Tax breaks on gas, back-to-school items and storm supplies are part of DeSantis' budget proposal

school supplies
Kerry Sheridan
/
WUSF Public Media
Gov. Ron DeSantis pitched $1.156 billion in tax breaks for next fiscal year — on such things as gasoline, back-to-school items and storm supplies — as he released a $99.7 billion budget proposal.

The tax break on gas would last for five months beginning on July 1. It would still require approval from the Florida Legisture.

Gov. Ron DeSantis on Thursday pitched $1.156 billion in tax breaks for next fiscal year — on such things as gasoline, back-to-school items and storm supplies — as he released a $99.7 billion budget proposal.

The biggest potential tax break, which DeSantis had previously announced, would suspend state gas taxes for five months starting July 1, which is the beginning of the fiscal year.

DeSantis told reporters at the Capitol that providing a 25-cent-a-gallon break on gas taxes will “be a cushion and a buffer against the rising gas prices that we've seen over the last year.”

DeSantis said the plan won’t hinder transportation projects funded through fuel taxes. He would use $1 billion in federal stimulus money to make up for the lost gas tax revenues.

Lawmakers will consider the tax proposals during the 2022 legislative session, which will start Jan. 11. Bills to hold sales-tax “holidays” have already been filed.

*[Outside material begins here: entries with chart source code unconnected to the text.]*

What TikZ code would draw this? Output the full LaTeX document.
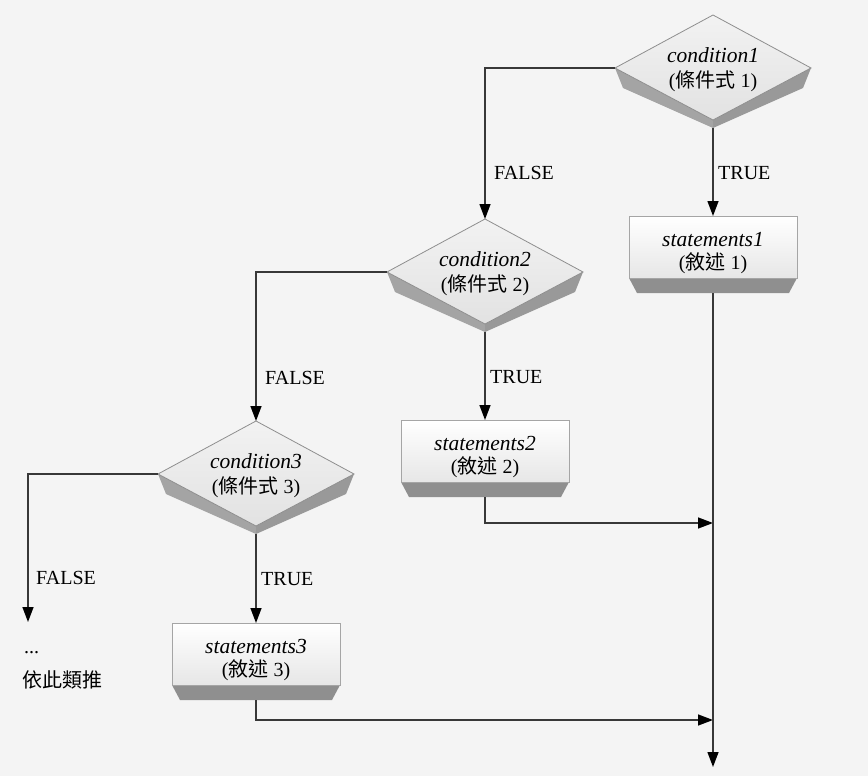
\documentclass[tikz,border=0pt]{standalone}
\usepackage{fontspec}
\setmainfont{Liberation Serif}
\newfontfamily\cjk{Noto Sans CJK TC}
\usetikzlibrary{arrows.meta}

\definecolor{bg}{HTML}{F4F4F4}
\definecolor{edge}{HTML}{8E8E8E}
\definecolor{bevelL}{HTML}{A4A4A4}
\definecolor{bevelR}{HTML}{999999}
\definecolor{foot}{HTML}{8F8F8F}
\definecolor{facetop}{HTML}{F2F2F2}
\definecolor{facebot}{HTML}{E2E2E2}
\definecolor{wire}{HTML}{383838}

\tikzset{
  wire/.style={draw=wire, line width=1.4pt,
    -{Triangle[length=15pt,width=11pt,color=black]}},
  lbl/.style={anchor=west, inner sep=0pt, font=\fontsize{20}{24}\selectfont},
  condtext/.style={align=center, inner sep=0pt, font=\fontsize{20}{25}\selectfont},
  stmttext/.style={align=center, inner sep=0pt, font=\fontsize{20}{23}\selectfont},
  % beveled decision diamond
  pics/cond/.style n args={2}{code={
    \fill[bevelL] (-98,0) -- (-90,20) -- (0,60) -- (0,52) -- cycle;
    \fill[bevelR] (0,52) -- (0,60) -- (90,20) -- (98,0) -- cycle;
    \path[top color=facetop, bottom color=facebot, draw=edge, line width=0.8pt]
      (-98,0) -- (0,-53) -- (98,0) -- (0,52) -- cycle;
    \node[condtext] (-text) at (0,2)
      {{\fontsize{21.5}{25}\selectfont\itshape #1}\\({\cjk 條件式} #2)};
    \coordinate (-top) at (0,-53);
    \coordinate (-left) at (-98,0);
    \coordinate (-bottom) at (0,60);
  }},
  % statement block with a shaded foot
  pics/stmt/.style n args={2}{code={
    \fill[foot] (-84,31) -- (84,31) -- (76,46) -- (-76,46) -- cycle;
    \path[top color=white, bottom color=facetop!90!gray, draw=edge!80, line width=0.8pt]
      (-84,-31) rectangle (84,31);
    \node[stmttext] (-text) at (0,6)
      {{\fontsize{21.5}{23}\selectfont\itshape #1}\\({\cjk 敘述} #2)};
    \coordinate (-top) at (0,-31);
    \coordinate (-bottom) at (0,46);
  }}
}

\begin{document}
\begin{tikzpicture}[x=1pt, y=-1pt]
\useasboundingbox (0,0) rectangle (868,776);
\fill[bg] (0,0) rectangle (868,776);

% decisions and statements
\pic (d1) at (713,68)  {cond={condition1}{1}};
\pic (s1) at (713,247) {stmt={statements1}{1}};
\pic (d2) at (485,272) {cond={condition2}{2}};
\pic (s2) at (485,451) {stmt={statements2}{2}};
\pic (d3) at (256,474) {cond={condition3}{3}};
\pic (s3) at (256,654) {stmt={statements3}{3}};

% free ends of connectors
\coordinate (more) at (28,622);
\coordinate (j2) at (713,523);
\coordinate (j3) at (713,720);
\coordinate (exit) at (713,767);

% connectors
\draw[wire] (d1-bottom) -- (s1-top);
\draw[wire] (d1-left) -| (d2-top);
\draw[wire] (d2-bottom) -- (s2-top);
\draw[wire] (d2-left) -| (d3-top);
\draw[wire] (d3-bottom) -- (s3-top);
\draw[wire] (d3-left) -| (more);
\draw[wire] (s2-bottom) |- (j2);
\draw[wire] (s3-bottom) |- (j3);
\draw[wire] (s1-bottom) -- (exit);

% branch labels
\node[lbl] (f1) at (494,173) {FALSE};
\node[lbl] (t1) at (718,173) {TRUE};
\node[lbl] (f2) at (265,378) {FALSE};
\node[lbl] (t2) at (490,377) {TRUE};
\node[lbl] (f3) at (36,578) {FALSE};
\node[lbl] (t3) at (261,579) {TRUE};
\node[lbl] (dots) at (24,653) {...};
\node[lbl] (etc) at (22,680) {\cjk 依此類推};
\end{tikzpicture}
\end{document}
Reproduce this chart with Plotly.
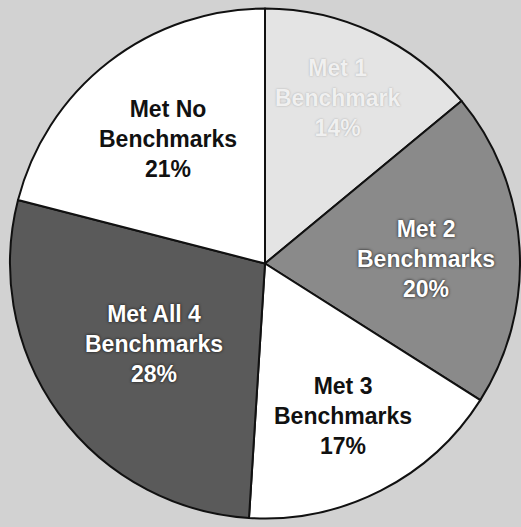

DeSantis wants to hold a 10-day tax holiday in which back-to-school shoppers would be able to avoid paying taxes on clothing, school supplies and personal computers. He also is calling for a 10-day tax holiday on hurricane supplies and a seven-day “Freedom Week” tax holiday.

Rep. Anna Eskamani, an Orlando Democrat who serves on the House Ways & Means Committee, said Democrats would support proposals that “eliminate and reduce” regressive sales taxes. But in a conference call with reporters, she questioned the effectiveness of tax holidays and said there are other ways to provide more tax relief, “especially since Florida's largest corporations continue to benefit from reduced corporate income tax rate.”

“They (corporations) have a $600 million refund coming to them in 2022,” Eskamani said. “And, of course, Gov. Ron DeSantis likes to talk a big game when it comes to his toughness on corporations. But, the reality is that he does what corporations tell him to do.”

The governor’s office said the “Freedom Week” proposal would provide sales-tax breaks on such things as event and museum tickets and purchases of sunglasses, kayaks and canoes.

The school holiday period, expected to be held in August, would provide discounts on clothes that cost up to $60, school supplies that cost up to $15 and the first $1,000 on the prices of personal computers.

The governor’s office estimates the “Freedom Week” would save shoppers $57.4 million, the school holiday would save $72.9 million, and a disaster-preparation tax holiday before hurricane season would save $11 million.

The governor also wants lawmakers to permanently eliminate a $25 fee charged for obtaining Florida identification cards from the Department of Highway Safety and Motor Vehicles, a move projected to reduce state revenue by $14.7 million.

In past years, lawmakers have often lumped together a series of tax breaks in a package that accompanies the final state budget.